Posted: August 19, 2011 in Uncategorized

This article was originally published in CNN website… I extracted some of the important news here in my blog.

(CNN) — He wears only khadi, a simple garb of homespun cotton, and lives in a small room off a temple in a remote, drought-prone western Indian village. A veteran of the 1965 India-Pakistan war, he retired from the Indian army and took vows of chastity and public service.

According to public statements in June, the septuagenarian bachelor has $1,500 in his bank account.

“We are tired of the problem of corruption, but he is saying: There is another way,” said Usheer Mohan, a New Delhi business owner who took to the streets to protest Hazare’s arrest this week ahead of a planned anti-corruption demonstration.

“He gives hope for all Indians. There is a feeling he can take us out of these problems. People have started considering him another Gandhi.”

Hazare has been a vocal opponent against corruption for two decades, but only in recent months has he catapulted onto the national stage as the people’s voice against endemic corruption that plagues one of the world’s fastest-growing economies.

“If you keep track of Indian news, you know how truly widespread and national this is – it is in every nook and corner of this country today,” Kiran Bedi, a Hazare aide, told CNN.

“One and all have either seen bribes or experienced bribes or suffered from a bribe, so it’s both at bottom and the top, and it’s truly united this country in a wave against corruption.”

Bedi, a former senior police official, is like Hazare himself a Magsaysay Award winner — one of Asia’s biggest accolades for public service leadership. Other activists involved in his anti-corruption crusade — which the Indian media dubs “Team Anna” — have fought for “right to information” laws to make India’s notoriously labyrinthine bureaucracy more transparent.

Kisan Baburao Hazare — known to his admirers as “Anna” or elder brother in his native Marathi — is a former soldier who, after watching compatriots die fighting in the 1965 war with Pakistan, considered suicide until he had a spiritual conversion after reading the teachings of Swami Vivekananda, according to his official biography. Vivekananda, a father of modern Hindu philosophy, emphasized the importance of social service in his teachings.

Hazare first garnered attention for helping to turn his village, Ralegan Siddhi, in the western state of Maharashtra into a model for water use and sustainable development –work for which he received two of India’s highest national prizes in the early 1990s.

He also launched a campaign against the distilling and consumption of liquor in the village, which he believed was leading to widespread alcoholism among men. The anti-alcohol drive was controversial: Drunk men were sometimes tied to posts and flogged, but women supported an effort to impose prohibition on the village.

Hazare began to work against corruption in 1991 in a local campaign against the state forestry agency, resulting in his first hunger strike — a tool he has used repeatedly in his public campaigns over the past 20 years.
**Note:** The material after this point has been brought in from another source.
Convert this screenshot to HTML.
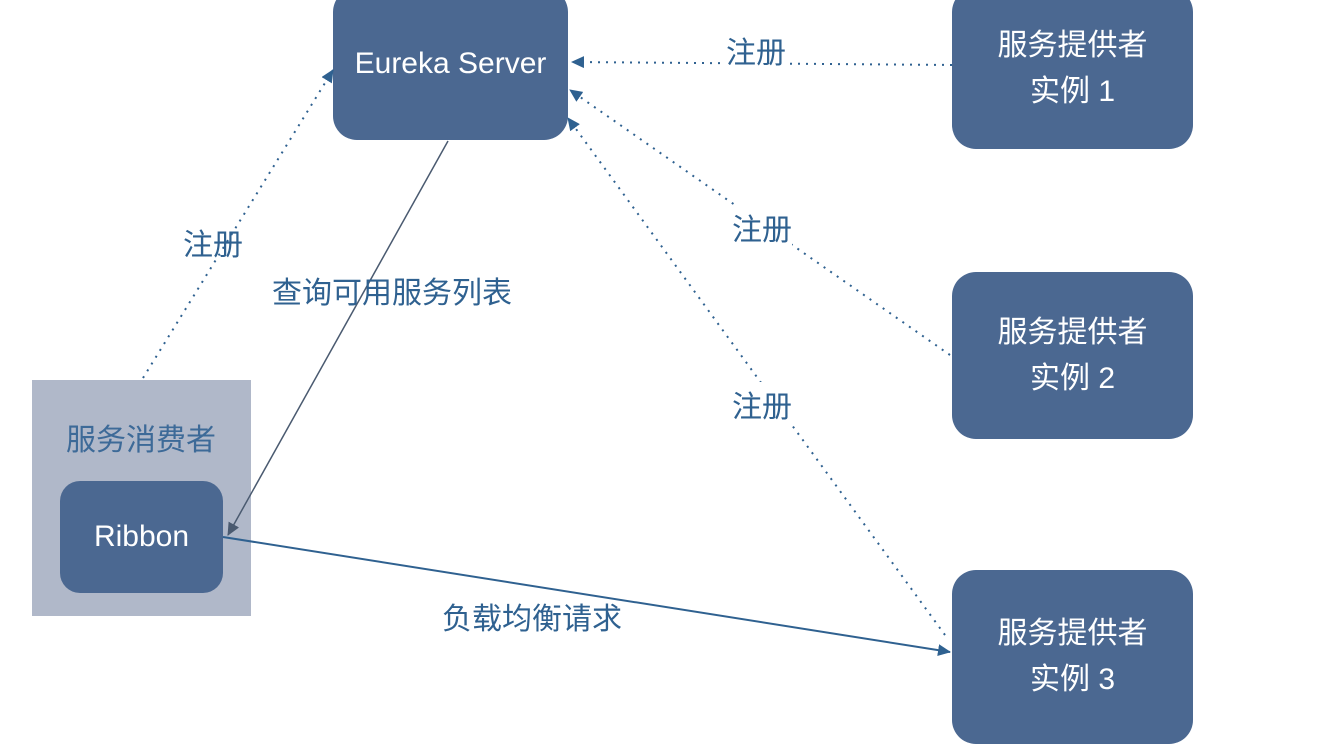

Hunger strike as a popular weapon of public protest in India “goes back to the days of Mahatma Gandhi,” said Zoya Hasan, professor of political science at Jawaharlal Nehru University. “He employed fasting as a weapon of protest, a weapon of struggle. Since then, because of its association with Gandhi and the iconic status of Gandhi, fasts have been a very popular form of protest.”

Hazare conducted a five-day hunger strike in April which ended after India’s prime minister agreed to introduce long-pending legislation meant to crack down on graft.